Bu kurama göre sinizm, çalışanların beklentilerinin karşılanmaması durumunda, verilen sözlerin yerine getirilmemesi sonucunda ortaya çıkmaktadır. Çalışanların sosyal ilişkilere dahil olmaları ile saygı görme, ödüllendirilme gibi beklentilerle bu ilişkileri sürdürmesi şeklindedir (Akman, 2013). Çalışanlar kendilerine güven duyulduğunu algıladıkları takdirde örgüt içinde zarar verici sinik davranışlardan kaçınacaktır. Örgütsel sinizm sosyal değişim kuralları bozulduğunda ortaya çıkmaktadır. Balu, (1964) sosyal değişim kuramını tanımlarken örgütte

çalışanlar ile örgüt arasındaki ilişkilerin değişim olduğunu ve tarafların beklentilerinin karşılıklı olduğunu vurgulamıştır (Allen vd., 2003: 107; Rhoades ve Eisenberger, 2002: 703).

3.2.4. Beklenti Kuramı

Alan yazında geçen adıyla beklenti kuramı, süreç teorileri arasında yer almaktadır. Motivasyon kavramını, davranışın başlamasından bitmesine kadar olan zaman içerisinde oluşan değişimi açıklayan kuramdır. Sonuç odaklı olan kuram, Victor Vroom (1964) tarafından ortaya atılmış olup daha sonra Porter ve Lawler (1968) tarafından da yapılan çalışmalarla daha kapsamlı hale gelmiştir. Kurama göre, kişilerin çalıştıkları işte göstermiş oldukları başarı ile ödül alacaklarına olan inanç ve gayretleri performanslarını göstermektedir. Vroom’un beklenti kuramı üç değişkenden oluşmaktadır. Değer (valence), araçsallık (instrumentality) ile beklenti (expectancy) şeklindendir. Değer bileşeni kazanılan sonuçlar kişi için önemli mi? Sorusunun yanıtını açıklamaktadır. Ödüllerin değerini ve derinliğini ifade etmektedir.

Lunenburg beklenti kuramını dört ana başlıkta toplamıştır; (Lunenburg, 2011:3)

 Kişiler örgütlerinde motivasyon ve deneyimlerine ilişkin olarak birtakım beklentilerle yer almaktadırlar, ve bu beklentiler çalışanların davranışlarını belirlemektedir.

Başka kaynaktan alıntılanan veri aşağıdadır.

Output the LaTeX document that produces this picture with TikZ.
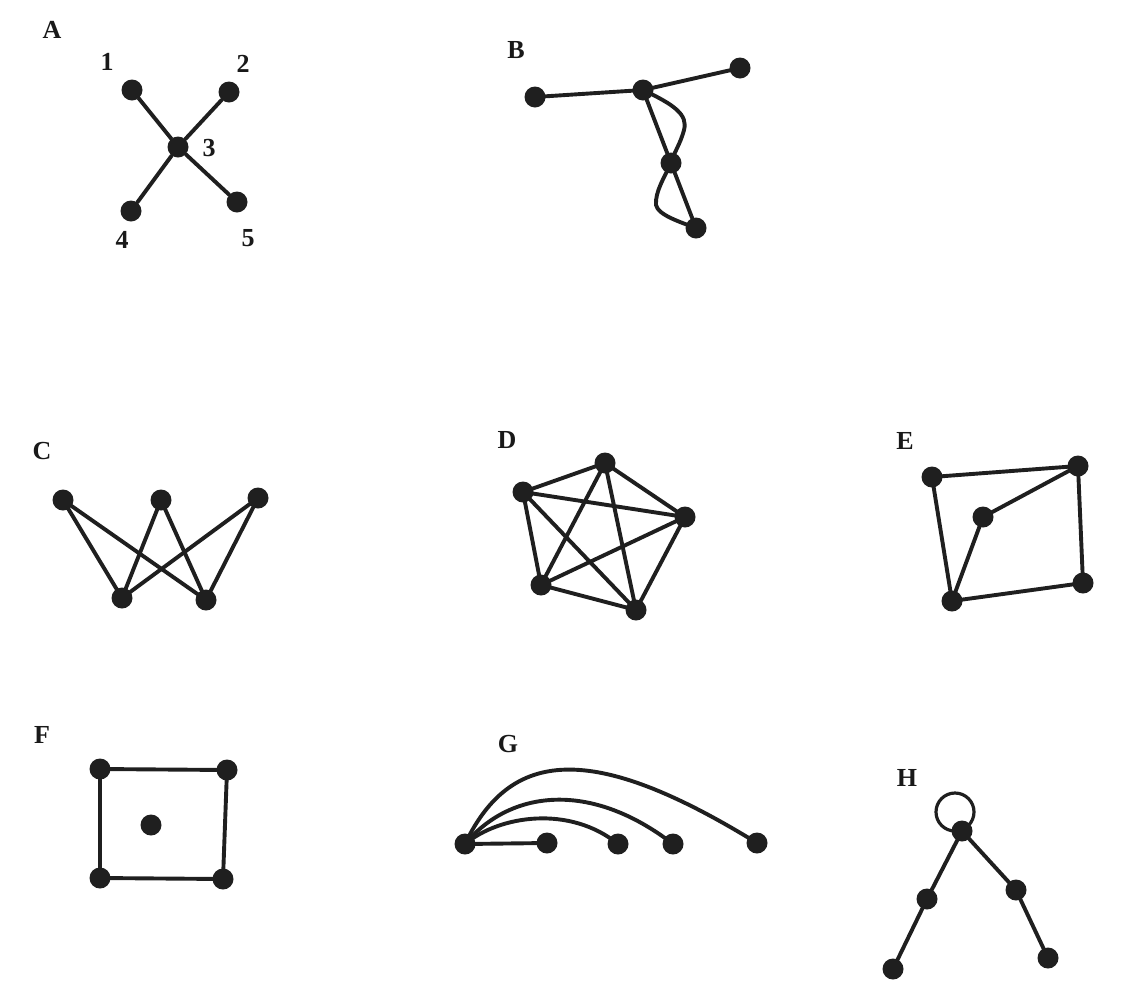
\documentclass[tikz,border=0pt]{standalone}
\usepackage{fontspec}
\setmainfont{Liberation Serif}
\begin{document}
\begin{tikzpicture}[x=1pt,y=-1pt,
  vtx/.style={circle,fill=black!88,inner sep=0pt,minimum size=21pt},
  edge/.style={line width=3.9pt,black!88,line cap=round,line join=round},
  lbl/.style={font=\fontsize{26}{29}\selectfont\bfseries,inner sep=0pt,black!90}]
\useasboundingbox (0,0) rectangle (1122,994);
% ---------- A
\node[lbl] (lA) at (52,30) {A};
\node[vtx] (a1) at (132,90) {};
\node[vtx] (a2) at (229,92) {};
\node[vtx] (a3) at (178,147) {};
\node[vtx] (a4) at (131,211) {};
\node[vtx] (a5) at (237,202) {};
\node[lbl] (n1) at (107,62) {1};
\node[lbl] (n2) at (243,64) {2};
\node[lbl] (n3) at (209,148) {3};
\node[lbl] (n4) at (122,240) {4};
\node[lbl] (n5) at (248,238) {5};
\draw[edge] (a1)--(a3) (a2)--(a3) (a4)--(a3) (a5)--(a3);
% ---------- B
\node[lbl] (lB) at (516,50) {B};
\node[vtx] (b1) at (535,97) {};
\node[vtx] (b2) at (643,90) {};
\node[vtx] (b3) at (740,68) {};
\node[vtx] (b4) at (671,163) {};
\node[vtx] (b5) at (696,228) {};
\draw[edge] (b1.center)--(b2.center)--(b3.center);
\draw[edge] (b2.center)--(b4.center)--(b5.center);
\draw[edge] (b2.center) .. controls (675,105) and (688,115) .. (684,130) .. controls (680,145) and (674,152) .. (b4.center);
\draw[edge] (b4.center) .. controls (664,178) and (655,192) .. (656,205) .. controls (658,215) and (680,222) .. (b5.center);
% ---------- C
\node[lbl] (lC) at (42,451) {C};
\node[vtx] (c1) at (63,500) {};
\node[vtx] (c2) at (161,500) {};
\node[vtx] (c3) at (258,498) {};
\node[vtx] (c4) at (122,598) {};
\node[vtx] (c5) at (206,600) {};
\foreach \t in {c1,c2,c3}{\foreach \b in {c4,c5}{\draw[edge] (\t.center)--(\b.center);}}
% ---------- D
\node[lbl] (lD) at (507,440) {D};
\node[vtx] (d1) at (605,463) {};
\node[vtx] (d2) at (523,492) {};
\node[vtx] (d3) at (685,517) {};
\node[vtx] (d4) at (541,585) {};
\node[vtx] (d5) at (636,610) {};
\draw[edge] (d1.center)--(d2.center) (d1.center)--(d3.center) (d1.center)--(d4.center) (d1.center)--(d5.center)
  (d2.center)--(d3.center) (d2.center)--(d4.center) (d2.center)--(d5.center)
  (d3.center)--(d4.center) (d3.center)--(d5.center) (d4.center)--(d5.center);
% ---------- E
\node[lbl] (lE) at (905,441) {E};
\node[vtx] (e1) at (932,477) {};
\node[vtx] (e2) at (1078,466) {};
\node[vtx] (e3) at (983,517) {};
\node[vtx] (e4) at (1083,583) {};
\node[vtx] (e5) at (952,601) {};
\draw[edge] (e1.center)--(e2.center)--(e4.center)--(e5.center)--(e1.center);
\draw[edge] (e2.center)--(e3.center)--(e5.center);
% ---------- F
\node[lbl] (lF) at (42,735) {F};
\node[vtx] (f1) at (100,769) {};
\node[vtx] (f2) at (227,770) {};
\node[vtx] (f3) at (151,825) {};
\node[vtx] (f4) at (100,878) {};
\node[vtx] (f5) at (223,879) {};
\draw[edge] (f1.center)--(f2.center)--(f5.center)--(f4.center)--(f1.center);
% ---------- G
\node[lbl] (lG) at (508,744) {G};
\node[vtx] (g1) at (465,844) {};
\node[vtx] (g2) at (547,843) {};
\node[vtx] (g3) at (618,844) {};
\node[vtx] (g4) at (673,844) {};
\node[vtx] (g5) at (757,843) {};
\draw[edge] (g1.center)--(g2.center);
\draw[edge] (g1.center) .. controls (500,815) and (570,805) .. (g3.center);
\draw[edge] (g1.center) .. controls (510,790) and (590,780) .. (g4.center);
\draw[edge] (g1.center) .. controls (510,750) and (590,740) .. (g5.center);
% ---------- H
\node[lbl] (lH) at (907,778) {H};
\node[vtx] (h1) at (962,831) {};
\node[vtx] (h2) at (927,899) {};
\node[vtx] (h3) at (1016,890) {};
\node[vtx] (h4) at (893,969) {};
\node[vtx] (h5) at (1048,958) {};
\draw[edge] (h1.center)--(h2.center)--(h4.center);
\draw[edge] (h1.center)--(h3.center)--(h5.center);
\draw[line width=3.2pt,black!88] (955,812) circle (19);
\end{tikzpicture}
\end{document}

 Kişiler çalıştıkları örgütlerden yüksek maaş, iş garantisi beklentisi içindendirler.  Kişiler tercihlerini yaparken sonucu kendileri için en iyi olanı seçerler.

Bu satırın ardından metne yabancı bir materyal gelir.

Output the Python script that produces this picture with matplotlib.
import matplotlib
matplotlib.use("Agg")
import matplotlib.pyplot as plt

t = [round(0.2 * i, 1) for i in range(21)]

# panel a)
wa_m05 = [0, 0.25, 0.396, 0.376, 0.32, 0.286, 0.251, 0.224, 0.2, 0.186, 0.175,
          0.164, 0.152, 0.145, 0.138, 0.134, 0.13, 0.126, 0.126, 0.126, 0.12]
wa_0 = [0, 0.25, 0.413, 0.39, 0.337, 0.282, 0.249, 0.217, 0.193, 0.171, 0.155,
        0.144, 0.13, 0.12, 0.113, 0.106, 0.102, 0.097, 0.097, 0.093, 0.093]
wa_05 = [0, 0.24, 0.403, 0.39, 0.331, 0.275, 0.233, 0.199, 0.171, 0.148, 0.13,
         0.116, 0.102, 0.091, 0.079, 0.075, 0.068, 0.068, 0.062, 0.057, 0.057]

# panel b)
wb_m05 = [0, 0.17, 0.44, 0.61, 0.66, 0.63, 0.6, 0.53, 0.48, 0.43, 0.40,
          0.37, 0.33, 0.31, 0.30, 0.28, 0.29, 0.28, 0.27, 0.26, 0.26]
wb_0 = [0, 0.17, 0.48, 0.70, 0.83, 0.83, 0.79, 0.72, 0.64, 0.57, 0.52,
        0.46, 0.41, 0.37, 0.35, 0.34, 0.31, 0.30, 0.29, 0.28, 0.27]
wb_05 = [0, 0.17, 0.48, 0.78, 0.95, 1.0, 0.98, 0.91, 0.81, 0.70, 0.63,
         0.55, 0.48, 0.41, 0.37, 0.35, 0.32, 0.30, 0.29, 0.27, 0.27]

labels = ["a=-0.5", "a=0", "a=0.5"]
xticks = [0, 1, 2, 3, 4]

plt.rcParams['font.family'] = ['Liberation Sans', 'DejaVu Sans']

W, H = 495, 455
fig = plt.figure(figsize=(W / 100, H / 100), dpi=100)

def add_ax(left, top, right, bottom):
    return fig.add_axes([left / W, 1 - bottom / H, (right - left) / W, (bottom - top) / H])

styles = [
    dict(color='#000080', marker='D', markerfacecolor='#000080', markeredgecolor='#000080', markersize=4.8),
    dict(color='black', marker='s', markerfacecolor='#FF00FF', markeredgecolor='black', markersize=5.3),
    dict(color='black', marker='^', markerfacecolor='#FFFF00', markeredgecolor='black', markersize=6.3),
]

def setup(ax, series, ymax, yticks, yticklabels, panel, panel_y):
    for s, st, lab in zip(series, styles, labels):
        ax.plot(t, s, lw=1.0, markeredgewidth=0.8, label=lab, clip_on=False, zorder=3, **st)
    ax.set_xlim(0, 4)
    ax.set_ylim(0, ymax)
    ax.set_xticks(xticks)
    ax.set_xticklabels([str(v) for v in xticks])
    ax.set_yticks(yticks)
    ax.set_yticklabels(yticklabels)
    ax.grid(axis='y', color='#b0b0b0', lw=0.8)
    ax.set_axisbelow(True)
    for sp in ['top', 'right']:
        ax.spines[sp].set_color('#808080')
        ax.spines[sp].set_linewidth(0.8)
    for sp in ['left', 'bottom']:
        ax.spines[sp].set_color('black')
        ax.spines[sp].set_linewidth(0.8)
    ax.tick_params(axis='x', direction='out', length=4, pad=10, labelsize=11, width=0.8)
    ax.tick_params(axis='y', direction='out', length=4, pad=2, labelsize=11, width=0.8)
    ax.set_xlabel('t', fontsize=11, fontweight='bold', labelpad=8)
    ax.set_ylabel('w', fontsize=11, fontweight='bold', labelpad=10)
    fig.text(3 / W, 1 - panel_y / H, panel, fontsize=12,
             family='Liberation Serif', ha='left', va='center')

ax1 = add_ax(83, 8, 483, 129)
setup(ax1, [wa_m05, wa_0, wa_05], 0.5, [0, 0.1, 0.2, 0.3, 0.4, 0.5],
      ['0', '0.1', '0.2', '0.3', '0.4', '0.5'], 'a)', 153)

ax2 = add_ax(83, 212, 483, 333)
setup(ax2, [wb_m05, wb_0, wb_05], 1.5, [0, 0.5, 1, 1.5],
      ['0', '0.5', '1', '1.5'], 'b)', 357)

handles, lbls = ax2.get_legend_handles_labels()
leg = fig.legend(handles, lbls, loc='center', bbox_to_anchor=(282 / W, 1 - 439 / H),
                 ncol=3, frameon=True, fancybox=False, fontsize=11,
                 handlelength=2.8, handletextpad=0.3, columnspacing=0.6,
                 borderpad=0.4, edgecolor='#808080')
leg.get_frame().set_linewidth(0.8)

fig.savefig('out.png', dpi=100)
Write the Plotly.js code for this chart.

 Kişiler kendi beklentileri ışığında tercihlerde bulunurlar ve bunu yaparken de özgürdürler.

Araçsallık bileşeni, kişilerin çalışmaları sonunda ödülü kazanacaklarına olan inancın değeridir. Yani çalışanlar performans gösterecekler daha sonra da karşılığını alacaklar inancı içindedirler (Lunenburg, 2011:2). Son bileşen beklentide ise gayretlerin ödül ile sonlanacağına ilişkin olasılıklar ifade edilmektedir. Çalışanlarda davranış ile ödül arasında bir ilişki olduğu inancı varsa o davranışı gerçekleştirmek için eyleme geçeceklerdir (Saruhan ve Yıldız, 2009:254).

Vroom tarafından ifade edilen beklenti kuramı formülle şu şekilde ifade edilmektedir: Motivasyon=Değer X Beklenti

Kişilerin değer ve beklenti algıları arttıkça gayretleri sonunda sahip olacağı ödüller de aratacaktır. Beklenti kuramında çalışanların göstermiş oldukları performansları başarılı olarak nitelendirildiğinde güven, dostluk, ücret artışı gibi beklentiler olacakken, olumsuz olması halinde ise kötümserlik, güvensizlik, endişe gibi negatif sonuçlar doğuracaktır. Çabasının karşılığını alamayan çalışan ise hayal kırıklığı yaşayarak sinik tutum ve davranışlarda bulunacaktır (Akman, 2013:23). Bu noktada beklenti kuramı ile örgütsel sinizm kavramları arasında ilişkinin varlığından söz edilmektedir (Kalağan, 2009).